Organizational attractiveness and prospective applicants' intentions to apply
Authors: Gomes, Daniel; Neves, José
Source: Personnel Review, Volume 40, Number 6, 2011 , pp. 684-699(16)
Publisher: Emerald Group Publishing Limited
Abstract:Purpose ‐ This paper aims to clarify the process that leads prospective applicants to apply for a job vacancy when one is being evaluated. It proposes that prospective applicants evaluate a job vacancy based on the characteristics of the job and the organizational attributes. This will determine organizational attractiveness perception, and will result in the intention to apply for a job vacancy. Design/methodology/approach ‐ An adapted employment ad that described a job and an organization were presented to 51 marketing professionals and to 73 undergraduate marketing students, who were asked to respond to a questionnaire that contained the measures of the study variables. The hypotheses were tested using linear regression methodology. Findings ‐ Organizational attractiveness fully mediates the relations between the job characteristics and the organizational attributes with intention to apply for a job vacancy. Analysis over the compared importance of each factor has outlined the major importance of the organizational attributes and feedback of the job for determining this process. Research limitations/implications ‐ Future research should clarify the role of organizational image as an employer and organizational familiarity in this process.

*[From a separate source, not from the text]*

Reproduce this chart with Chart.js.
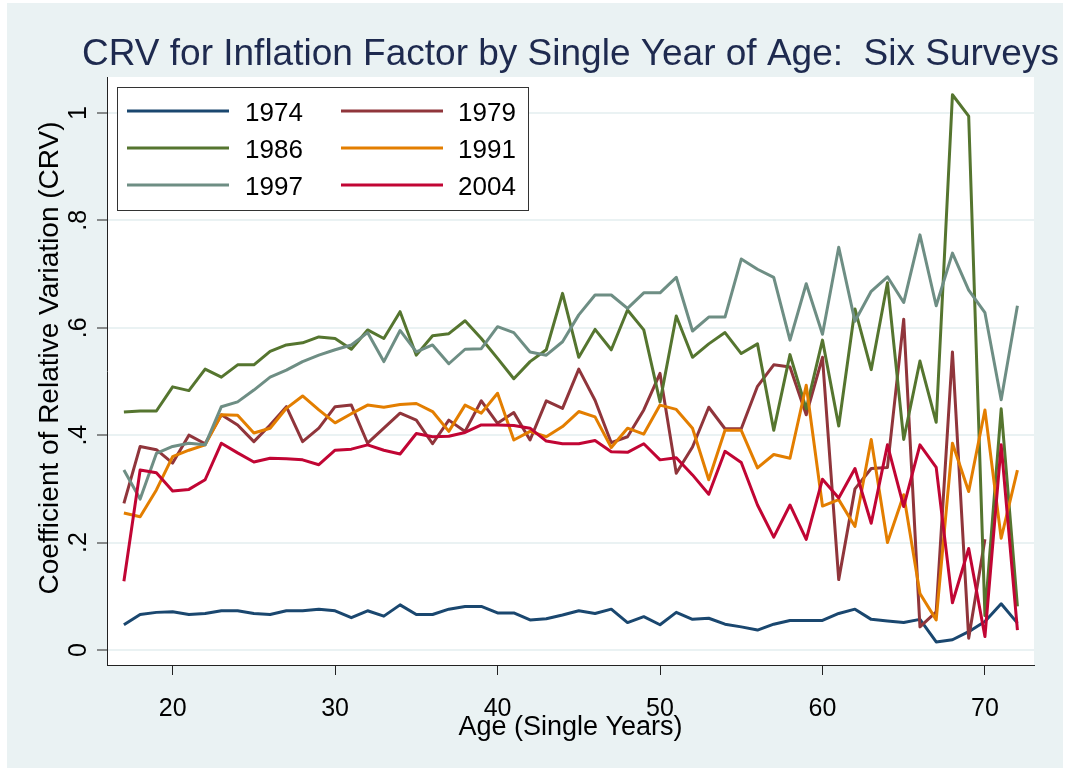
<!DOCTYPE html>
<html lang="en">
<head>
<meta charset="UTF-8">
<title>CRV for Inflation Factor by Single Year of Age</title>
<script src="https://cdn.jsdelivr.net/npm/chart.js"></script>
<style>
  html, body { margin: 0; padding: 0; background: #fff; }
  canvas { display: block; }
</style>
</head>
<body>
<canvas id="grafico" width="1070" height="769"></canvas>
<script>
  // ages 17..72, one value per single year of age
  const ages = [17, 18, 19, 20, 21, 22, 23, 24, 25, 26, 27, 28, 29, 30, 31, 32, 33, 34, 35, 36,
    37, 38, 39, 40, 41, 42, 43, 44, 45, 46, 47, 48, 49, 50, 51, 52, 53, 54, 55, 56,
    57, 58, 59, 60, 61, 62, 63, 64, 65, 66, 67, 68, 69, 70, 71, 72];

  const crv1974 = [.047, .066, .070, .071, .066, .068, .073, .073, .068, .066, .073, .073, .076, .073, .060, .073, .063, .084, .066, .066,
    .076, .081, .081, .069, .069, .056, .058, .065, .073, .068, .076, .051, .062, .047, .070, .057, .059, .048, .043, .037,
    .048, .055, .055, .055, .068, .076, .057, .054, .051, .057, .015, .019, .034, .053, .086, .050];
  // 1979 has no values past age 70
  const crv1979 = [.273, .379, .373, .348, .400, .384, .438, .419, .388, .419, .453, .388, .413, .453, .456, .385, .413, .441, .428, .384,
    .428, .407, .464, .422, .442, .391, .464, .450, .523, .465, .386, .397, .447, .515, .329, .378, .452, .412, .412, .491,
    .531, .527, .438, .545, .131, .300, .338, .340, .616, .043, .071, .555, .022, .206, null, null];
  const crv1986 = [.443, .445, .445, .490, .483, .523, .508, .531, .531, .556, .568, .572, .583, .580, .560, .596, .580, .630, .549, .585,
    .589, .613, .580, .543, .505, .537, .559, .664, .545, .597, .559, .633, .596, .462, .622, .545, .570, .591, .552, .570,
    .409, .550, .449, .577, .417, .635, .522, .684, .392, .538, .424, 1.034, .994, .064, .449, .081];
  const crv1991 = [.255, .248, .298, .360, .372, .382, .438, .437, .404, .413, .450, .473, .447, .423, .440, .456, .452, .457, .459, .444,
    .407, .456, .441, .478, .391, .407, .397, .416, .444, .434, .377, .413, .402, .456, .448, .413, .317, .409, .409, .339,
    .364, .357, .493, .268, .280, .230, .392, .200, .289, .105, .056, .385, .295, .447, .208, .335];
  const crv1997 = [.335, .281, .366, .379, .385, .382, .453, .462, .484, .508, .521, .537, .549, .559, .568, .591, .537, .595, .555, .568,
    .533, .560, .561, .602, .591, .555, .549, .574, .624, .661, .661, .636, .665, .665, .694, .594, .620, .620, .728, .709,
    .694, .577, .682, .588, .750, .612, .668, .695, .647, .773, .641, .739, .670, .628, .466, .641];
  const crv2004 = [.128, .335, .330, .296, .299, .317, .385, .367, .350, .357, .356, .354, .345, .372, .374, .382, .372, .365, .403, .397,
    .398, .405, .419, .419, .418, .413, .389, .384, .384, .390, .369, .368, .384, .354, .358, .326, .290, .370, .349, .270,
    .210, .270, .206, .318, .283, .338, .236, .382, .267, .382, .340, .088, .189, .025, .382, .037];

  const surveys = ['1974', '1979', '1986', '1991', '1997', '2004'];
  const colors = ['#1a476f', '#90353b', '#55752f', '#e37e00', '#6e8e84', '#c10534'];
  const valores = [crv1974, crv1979, crv1986, crv1991, crv1997, crv2004];

  const xTicks = [20, 30, 40, 50, 60, 70];
  const yTicks = [0, 0.2, 0.4, 0.6, 0.8, 1];
  const yTickLabels = ['0', '.2', '.4', '.6', '.8', '1'];

  const fundo = '#eaf2f3';
  const fonte = "'Liberation Sans', Arial, sans-serif";

  const datasets = surveys.map((nome, i) => ({
    label: nome,
    data: ages.map((a, j) => ({ x: a, y: valores[i][j] })),
    borderColor: colors[i],
    backgroundColor: colors[i],
    borderWidth: 3,
    borderJoinStyle: 'round',
    pointRadius: 0,
    tension: 0,
    spanGaps: false,
    order: surveys.length - i
  }));

  const estiloStata = {
    id: 'estiloStata',
    beforeDraw(chart) {
      const ctx = chart.ctx, a = chart.chartArea;
      ctx.save();
      ctx.fillStyle = '#fff';
      ctx.fillRect(0, 0, chart.width, chart.height);
      ctx.fillStyle = fundo;
      ctx.fillRect(7, 3, 1056, 765);
      ctx.fillStyle = '#fff';
      ctx.fillRect(a.left, a.top, a.right - a.left, a.bottom - a.top);
      ctx.restore();
    },
    afterDatasetsDraw(chart) {
      // legenda
      const ctx = chart.ctx;
      ctx.save();
      ctx.fillStyle = '#fff';
      ctx.fillRect(117, 87, 412, 124);
      ctx.strokeStyle = '#333';
      ctx.lineWidth = 1;
      ctx.strokeRect(117.5, 87.5, 411, 123);
      const rows = [111, 148, 185];
      const cols = [[127, 229, 245], [341, 443, 458]];
      ctx.font = '26px ' + fonte;
      ctx.textBaseline = 'alphabetic';
      ctx.textAlign = 'left';
      surveys.forEach((nome, i) => {
        const r = rows[Math.floor(i / 2)], c = cols[i % 2];
        ctx.strokeStyle = colors[i];
        ctx.lineWidth = 3;
        ctx.beginPath();
        ctx.moveTo(c[0], r);
        ctx.lineTo(c[1], r);
        ctx.stroke();
        ctx.fillStyle = '#000';
        ctx.fillText(nome, c[2], r + 10);
      });
      ctx.restore();
    },
    afterDraw(chart) {
      const ctx = chart.ctx, a = chart.chartArea, ys = chart.scales.y;
      ctx.save();
      // titulo
      ctx.fillStyle = '#1e2a4f';
      ctx.font = '37px ' + fonte;
      ctx.textAlign = 'center';
      ctx.textBaseline = 'alphabetic';
      ctx.fillText('CRV for Inflation Factor by Single Year of Age:  Six Surveys', (a.left + a.right) / 2, 65);
      // eixo x
      ctx.fillStyle = '#000';
      ctx.font = '27px ' + fonte;
      ctx.fillText('Age (Single Years)', (a.left + a.right) / 2, 735);
      // rotulos do eixo y
      ctx.font = '25px ' + fonte;
      ys.ticks.forEach((t, i) => {
        const y = ys.getPixelForValue(t.value);
        ctx.save();
        ctx.translate(86, y);
        ctx.rotate(-Math.PI / 2);
        ctx.fillText(yTickLabels[i], 0, 0);
        ctx.restore();
      });
      // titulo do eixo y
      ctx.font = '28px ' + fonte;
      ctx.translate(58, 358);
      ctx.rotate(-Math.PI / 2);
      ctx.fillText('Coefficient of Relative Variation (CRV)', 0, 0);
      ctx.restore();
    }
  };

  new Chart(document.getElementById('grafico'), {
    type: 'line',
    data: { datasets: datasets },
    plugins: [estiloStata],
    options: {
      responsive: false,
      animation: false,
      devicePixelRatio: 1,
      layout: { padding: { left: 0, top: 77, right: 36, bottom: 0 } },
      plugins: { legend: { display: false }, tooltip: { enabled: false } },
      scales: {
        x: {
          type: 'linear',
          min: 15.96,
          max: 73.02,
          afterBuildTicks: s => { s.ticks = xTicks.map(v => ({ value: v })); },
          afterFit: s => { s.height = 104; },
          grid: { display: true, drawOnChartArea: false, drawTicks: true, tickLength: 10, tickColor: '#222', tickWidth: 1 },
          border: { display: true, color: '#222', width: 1 },
          ticks: { color: '#000', font: { family: fonte, size: 25 }, padding: 19, maxRotation: 0 }
        },
        y: {
          type: 'linear',
          min: -0.028,
          max: 1.067,
          afterBuildTicks: s => { s.ticks = yTicks.map(v => ({ value: v })); },
          afterFit: s => { s.width = 107; },
          grid: { display: true, drawOnChartArea: true, color: fundo, lineWidth: 2, drawTicks: true, tickLength: 10, tickColor: '#222', tickWidth: 1 },
          border: { display: true, color: '#222', width: 1 },
          ticks: { display: false }
        }
      }
    }
  });
</script>
</body>
</html>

Practical implications ‐ Recruitment messages in employment ads should place preferential focus on the elements of organization attributes and feedback of the job. These elements will more strongly determine attractiveness perception, and consequentially, predict intention to apply to a job vacancy. Originality/value ‐ The study clarifies the role of organizational attractiveness in the process that leads to intention to apply for a job vacancy. A significant part of the proposed model was based on clues retrieved from existing research.